*STATED EXERCISE*: Write out all the lines again, precisely as they stand, but without the images.
#### INPUT DATA ####
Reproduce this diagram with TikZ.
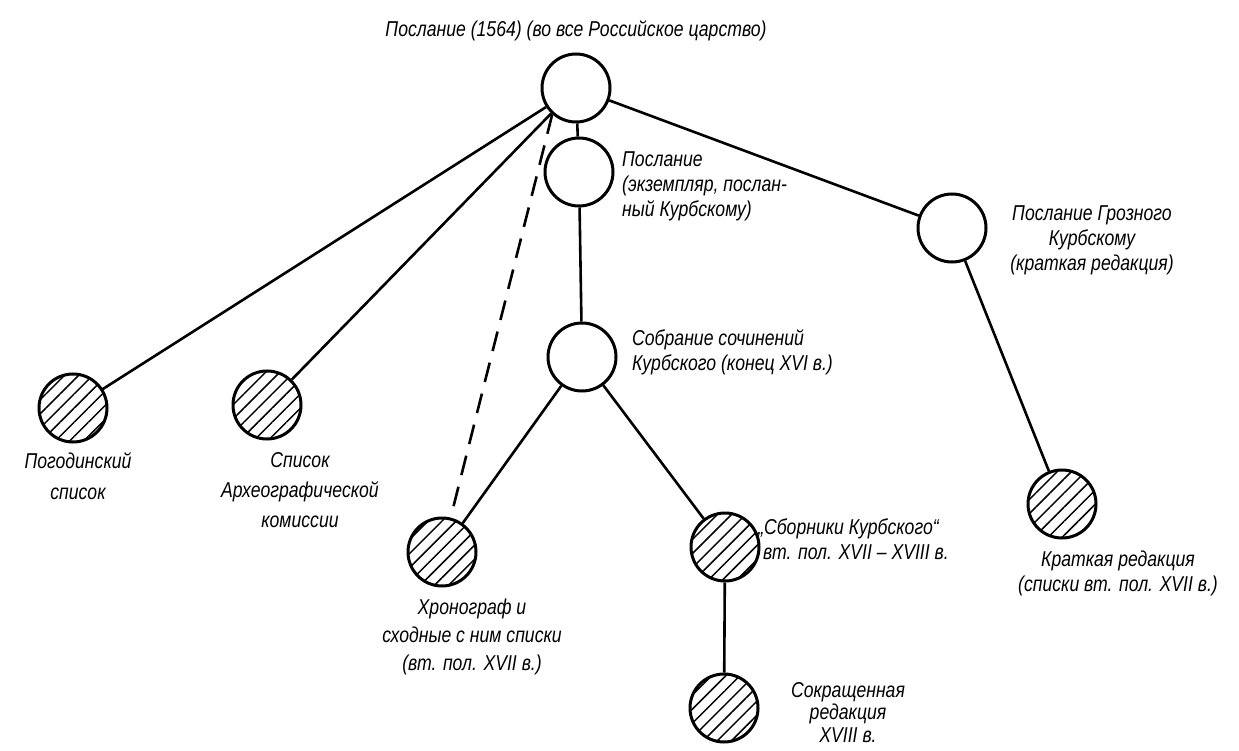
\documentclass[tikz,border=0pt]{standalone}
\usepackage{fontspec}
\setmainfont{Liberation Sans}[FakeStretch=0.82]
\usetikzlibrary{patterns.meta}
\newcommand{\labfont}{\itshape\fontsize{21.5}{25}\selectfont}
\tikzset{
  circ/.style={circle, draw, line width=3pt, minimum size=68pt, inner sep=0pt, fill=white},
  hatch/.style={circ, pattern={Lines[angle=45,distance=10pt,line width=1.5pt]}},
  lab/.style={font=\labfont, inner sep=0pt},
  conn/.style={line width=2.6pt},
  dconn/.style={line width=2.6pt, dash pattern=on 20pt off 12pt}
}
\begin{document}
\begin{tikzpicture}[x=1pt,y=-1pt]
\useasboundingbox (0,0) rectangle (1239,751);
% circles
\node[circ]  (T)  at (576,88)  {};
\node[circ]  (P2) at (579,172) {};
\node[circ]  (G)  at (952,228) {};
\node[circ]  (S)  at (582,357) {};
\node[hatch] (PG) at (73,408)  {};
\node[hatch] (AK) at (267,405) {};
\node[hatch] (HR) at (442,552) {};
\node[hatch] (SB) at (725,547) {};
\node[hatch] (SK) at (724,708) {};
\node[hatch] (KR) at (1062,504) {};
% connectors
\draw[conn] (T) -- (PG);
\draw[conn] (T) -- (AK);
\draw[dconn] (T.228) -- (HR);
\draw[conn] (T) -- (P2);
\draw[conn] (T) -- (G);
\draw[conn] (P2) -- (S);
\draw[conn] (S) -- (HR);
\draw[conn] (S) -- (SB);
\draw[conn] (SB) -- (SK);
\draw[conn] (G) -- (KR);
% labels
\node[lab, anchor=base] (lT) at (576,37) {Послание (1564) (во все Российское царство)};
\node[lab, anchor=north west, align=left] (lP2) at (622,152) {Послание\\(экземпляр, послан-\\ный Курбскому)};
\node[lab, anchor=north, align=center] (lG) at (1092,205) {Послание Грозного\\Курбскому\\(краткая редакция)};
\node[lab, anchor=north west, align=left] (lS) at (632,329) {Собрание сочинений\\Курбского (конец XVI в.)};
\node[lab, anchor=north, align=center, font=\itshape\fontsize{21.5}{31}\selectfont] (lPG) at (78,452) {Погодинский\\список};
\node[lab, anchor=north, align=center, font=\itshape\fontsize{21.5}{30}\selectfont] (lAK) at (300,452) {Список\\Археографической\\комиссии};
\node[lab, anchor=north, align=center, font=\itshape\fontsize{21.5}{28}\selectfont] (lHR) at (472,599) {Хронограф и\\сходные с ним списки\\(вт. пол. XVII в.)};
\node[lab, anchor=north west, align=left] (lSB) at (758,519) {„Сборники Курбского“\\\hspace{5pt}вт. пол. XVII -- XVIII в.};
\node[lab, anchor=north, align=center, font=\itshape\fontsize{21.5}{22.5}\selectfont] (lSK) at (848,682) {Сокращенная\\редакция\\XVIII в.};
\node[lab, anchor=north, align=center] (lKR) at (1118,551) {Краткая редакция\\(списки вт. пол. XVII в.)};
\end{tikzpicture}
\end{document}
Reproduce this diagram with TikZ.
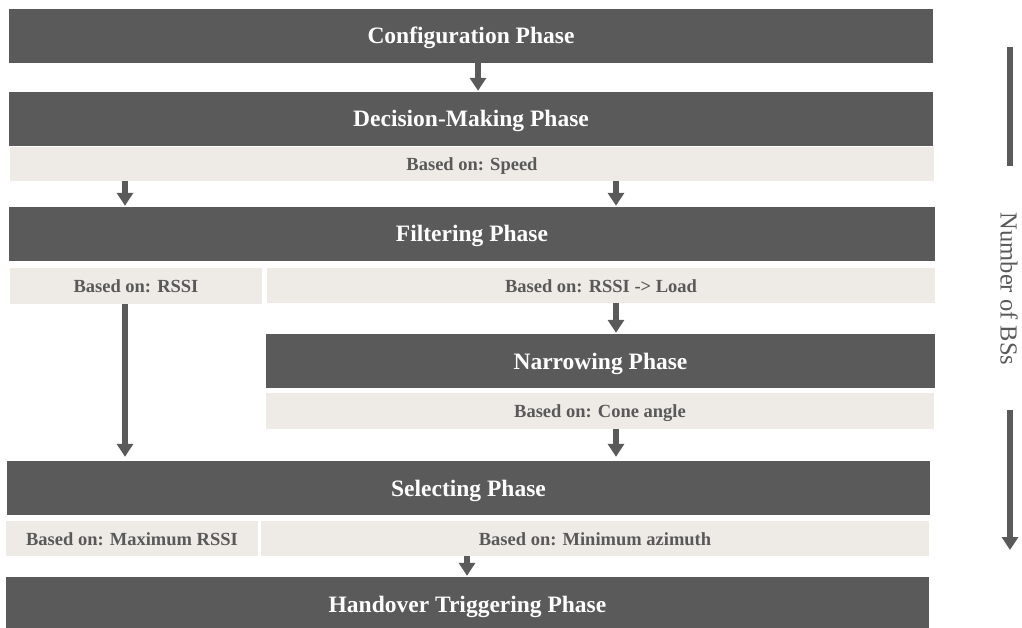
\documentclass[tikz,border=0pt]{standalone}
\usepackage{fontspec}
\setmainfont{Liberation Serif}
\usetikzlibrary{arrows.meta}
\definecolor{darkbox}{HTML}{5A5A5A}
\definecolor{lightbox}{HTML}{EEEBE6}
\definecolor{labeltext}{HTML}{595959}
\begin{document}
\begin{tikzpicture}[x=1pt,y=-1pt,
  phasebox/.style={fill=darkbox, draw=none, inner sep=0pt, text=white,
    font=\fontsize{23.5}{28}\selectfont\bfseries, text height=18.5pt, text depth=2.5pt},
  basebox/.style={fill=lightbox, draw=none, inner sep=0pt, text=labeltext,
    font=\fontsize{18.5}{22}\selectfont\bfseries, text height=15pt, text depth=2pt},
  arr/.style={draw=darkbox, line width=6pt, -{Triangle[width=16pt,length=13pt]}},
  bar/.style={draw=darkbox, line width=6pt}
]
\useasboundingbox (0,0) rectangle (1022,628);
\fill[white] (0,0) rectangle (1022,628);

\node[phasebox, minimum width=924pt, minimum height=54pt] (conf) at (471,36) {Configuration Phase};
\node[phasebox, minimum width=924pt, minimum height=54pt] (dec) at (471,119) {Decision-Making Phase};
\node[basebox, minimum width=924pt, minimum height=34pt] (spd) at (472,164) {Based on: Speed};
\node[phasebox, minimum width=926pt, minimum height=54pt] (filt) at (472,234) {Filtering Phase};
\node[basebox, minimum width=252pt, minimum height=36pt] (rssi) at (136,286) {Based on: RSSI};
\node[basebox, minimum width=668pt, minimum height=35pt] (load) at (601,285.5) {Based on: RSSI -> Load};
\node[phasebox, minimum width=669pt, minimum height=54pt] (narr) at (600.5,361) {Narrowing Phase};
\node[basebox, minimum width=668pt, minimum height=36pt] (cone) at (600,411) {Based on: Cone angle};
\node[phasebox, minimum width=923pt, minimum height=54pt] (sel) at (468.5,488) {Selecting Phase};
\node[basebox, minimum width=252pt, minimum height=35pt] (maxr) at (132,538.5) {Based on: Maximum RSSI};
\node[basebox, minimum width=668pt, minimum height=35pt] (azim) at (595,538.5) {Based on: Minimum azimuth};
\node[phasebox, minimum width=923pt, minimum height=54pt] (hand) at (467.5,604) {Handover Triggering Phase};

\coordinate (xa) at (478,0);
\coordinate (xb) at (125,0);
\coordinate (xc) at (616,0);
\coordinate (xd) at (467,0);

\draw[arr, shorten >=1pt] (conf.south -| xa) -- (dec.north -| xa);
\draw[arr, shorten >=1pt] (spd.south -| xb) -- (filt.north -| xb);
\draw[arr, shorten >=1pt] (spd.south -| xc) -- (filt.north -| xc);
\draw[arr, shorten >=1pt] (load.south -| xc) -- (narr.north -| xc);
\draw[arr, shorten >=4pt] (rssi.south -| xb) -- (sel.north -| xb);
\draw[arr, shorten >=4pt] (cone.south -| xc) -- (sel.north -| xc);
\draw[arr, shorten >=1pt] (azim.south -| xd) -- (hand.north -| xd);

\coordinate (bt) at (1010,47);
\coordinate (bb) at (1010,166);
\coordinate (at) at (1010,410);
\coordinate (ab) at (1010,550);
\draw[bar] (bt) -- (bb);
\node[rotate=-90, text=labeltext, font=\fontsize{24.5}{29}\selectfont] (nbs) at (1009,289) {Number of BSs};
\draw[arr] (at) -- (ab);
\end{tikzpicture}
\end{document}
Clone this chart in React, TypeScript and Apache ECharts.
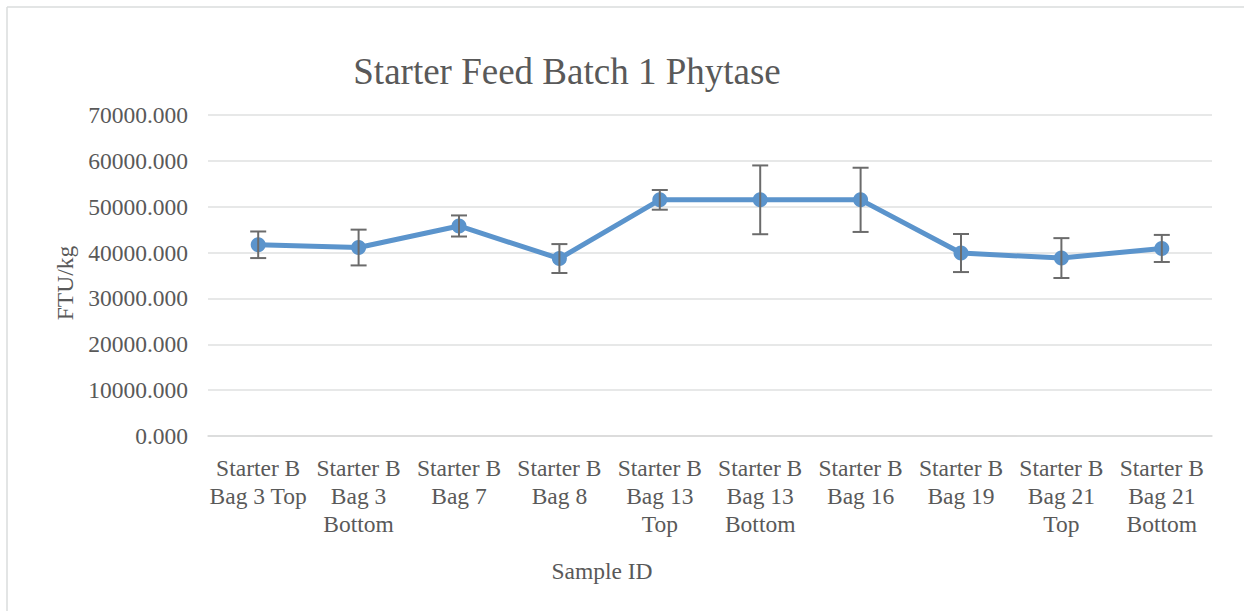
####
*TASK RESULT*:
Reproduce this diagram with TikZ.
\documentclass[tikz,border=0pt]{standalone}
\usepackage{fontspec}
\setmainfont{Liberation Sans}[FakeStretch=0.82]
\usetikzlibrary{patterns.meta}
\newcommand{\labfont}{\itshape\fontsize{21.5}{25}\selectfont}
\tikzset{
  circ/.style={circle, draw, line width=3pt, minimum size=68pt, inner sep=0pt, fill=white},
  hatch/.style={circ, pattern={Lines[angle=45,distance=10pt,line width=1.5pt]}},
  lab/.style={font=\labfont, inner sep=0pt},
  conn/.style={line width=2.6pt},
  dconn/.style={line width=2.6pt, dash pattern=on 20pt off 12pt}
}
\begin{document}
\begin{tikzpicture}[x=1pt,y=-1pt]
\useasboundingbox (0,0) rectangle (1239,751);
% circles
\node[circ]  (T)  at (576,88)  {};
\node[circ]  (P2) at (579,172) {};
\node[circ]  (G)  at (952,228) {};
\node[circ]  (S)  at (582,357) {};
\node[hatch] (PG) at (73,408)  {};
\node[hatch] (AK) at (267,405) {};
\node[hatch] (HR) at (442,552) {};
\node[hatch] (SB) at (725,547) {};
\node[hatch] (SK) at (724,708) {};
\node[hatch] (KR) at (1062,504) {};
% connectors
\draw[conn] (T) -- (PG);
\draw[conn] (T) -- (AK);
\draw[dconn] (T.228) -- (HR);
\draw[conn] (T) -- (P2);
\draw[conn] (T) -- (G);
\draw[conn] (P2) -- (S);
\draw[conn] (S) -- (HR);
\draw[conn] (S) -- (SB);
\draw[conn] (SB) -- (SK);
\draw[conn] (G) -- (KR);
% labels
\node[lab, anchor=base] (lT) at (576,37) {Послание (1564) (во все Российское царство)};
\node[lab, anchor=north west, align=left] (lP2) at (622,152) {Послание\\(экземпляр, послан-\\ный Курбскому)};
\node[lab, anchor=north, align=center] (lG) at (1092,205) {Послание Грозного\\Курбскому\\(краткая редакция)};
\node[lab, anchor=north west, align=left] (lS) at (632,329) {Собрание сочинений\\Курбского (конец XVI в.)};
\node[lab, anchor=north, align=center, font=\itshape\fontsize{21.5}{31}\selectfont] (lPG) at (78,452) {Погодинский\\список};
\node[lab, anchor=north, align=center, font=\itshape\fontsize{21.5}{30}\selectfont] (lAK) at (300,452) {Список\\Археографической\\комиссии};
\node[lab, anchor=north, align=center, font=\itshape\fontsize{21.5}{28}\selectfont] (lHR) at (472,599) {Хронограф и\\сходные с ним списки\\(вт. пол. XVII в.)};
\node[lab, anchor=north west, align=left] (lSB) at (758,519) {„Сборники Курбского“\\\hspace{5pt}вт. пол. XVII -- XVIII в.};
\node[lab, anchor=north, align=center, font=\itshape\fontsize{21.5}{22.5}\selectfont] (lSK) at (848,682) {Сокращенная\\редакция\\XVIII в.};
\node[lab, anchor=north, align=center] (lKR) at (1118,551) {Краткая редакция\\(списки вт. пол. XVII в.)};
\end{tikzpicture}
\end{document}
Reproduce this diagram with TikZ.
\documentclass[tikz,border=0pt]{standalone}
\usepackage{fontspec}
\setmainfont{Liberation Serif}
\usetikzlibrary{arrows.meta}
\definecolor{darkbox}{HTML}{5A5A5A}
\definecolor{lightbox}{HTML}{EEEBE6}
\definecolor{labeltext}{HTML}{595959}
\begin{document}
\begin{tikzpicture}[x=1pt,y=-1pt,
  phasebox/.style={fill=darkbox, draw=none, inner sep=0pt, text=white,
    font=\fontsize{23.5}{28}\selectfont\bfseries, text height=18.5pt, text depth=2.5pt},
  basebox/.style={fill=lightbox, draw=none, inner sep=0pt, text=labeltext,
    font=\fontsize{18.5}{22}\selectfont\bfseries, text height=15pt, text depth=2pt},
  arr/.style={draw=darkbox, line width=6pt, -{Triangle[width=16pt,length=13pt]}},
  bar/.style={draw=darkbox, line width=6pt}
]
\useasboundingbox (0,0) rectangle (1022,628);
\fill[white] (0,0) rectangle (1022,628);

\node[phasebox, minimum width=924pt, minimum height=54pt] (conf) at (471,36) {Configuration Phase};
\node[phasebox, minimum width=924pt, minimum height=54pt] (dec) at (471,119) {Decision-Making Phase};
\node[basebox, minimum width=924pt, minimum height=34pt] (spd) at (472,164) {Based on: Speed};
\node[phasebox, minimum width=926pt, minimum height=54pt] (filt) at (472,234) {Filtering Phase};
\node[basebox, minimum width=252pt, minimum height=36pt] (rssi) at (136,286) {Based on: RSSI};
\node[basebox, minimum width=668pt, minimum height=35pt] (load) at (601,285.5) {Based on: RSSI -> Load};
\node[phasebox, minimum width=669pt, minimum height=54pt] (narr) at (600.5,361) {Narrowing Phase};
\node[basebox, minimum width=668pt, minimum height=36pt] (cone) at (600,411) {Based on: Cone angle};
\node[phasebox, minimum width=923pt, minimum height=54pt] (sel) at (468.5,488) {Selecting Phase};
\node[basebox, minimum width=252pt, minimum height=35pt] (maxr) at (132,538.5) {Based on: Maximum RSSI};
\node[basebox, minimum width=668pt, minimum height=35pt] (azim) at (595,538.5) {Based on: Minimum azimuth};
\node[phasebox, minimum width=923pt, minimum height=54pt] (hand) at (467.5,604) {Handover Triggering Phase};

\coordinate (xa) at (478,0);
\coordinate (xb) at (125,0);
\coordinate (xc) at (616,0);
\coordinate (xd) at (467,0);

\draw[arr, shorten >=1pt] (conf.south -| xa) -- (dec.north -| xa);
\draw[arr, shorten >=1pt] (spd.south -| xb) -- (filt.north -| xb);
\draw[arr, shorten >=1pt] (spd.south -| xc) -- (filt.north -| xc);
\draw[arr, shorten >=1pt] (load.south -| xc) -- (narr.north -| xc);
\draw[arr, shorten >=4pt] (rssi.south -| xb) -- (sel.north -| xb);
\draw[arr, shorten >=4pt] (cone.south -| xc) -- (sel.north -| xc);
\draw[arr, shorten >=1pt] (azim.south -| xd) -- (hand.north -| xd);

\coordinate (bt) at (1010,47);
\coordinate (bb) at (1010,166);
\coordinate (at) at (1010,410);
\coordinate (ab) at (1010,550);
\draw[bar] (bt) -- (bb);
\node[rotate=-90, text=labeltext, font=\fontsize{24.5}{29}\selectfont] (nbs) at (1009,289) {Number of BSs};
\draw[arr] (at) -- (ab);
\end{tikzpicture}
\end{document}
Clone this chart in React, TypeScript and Apache ECharts.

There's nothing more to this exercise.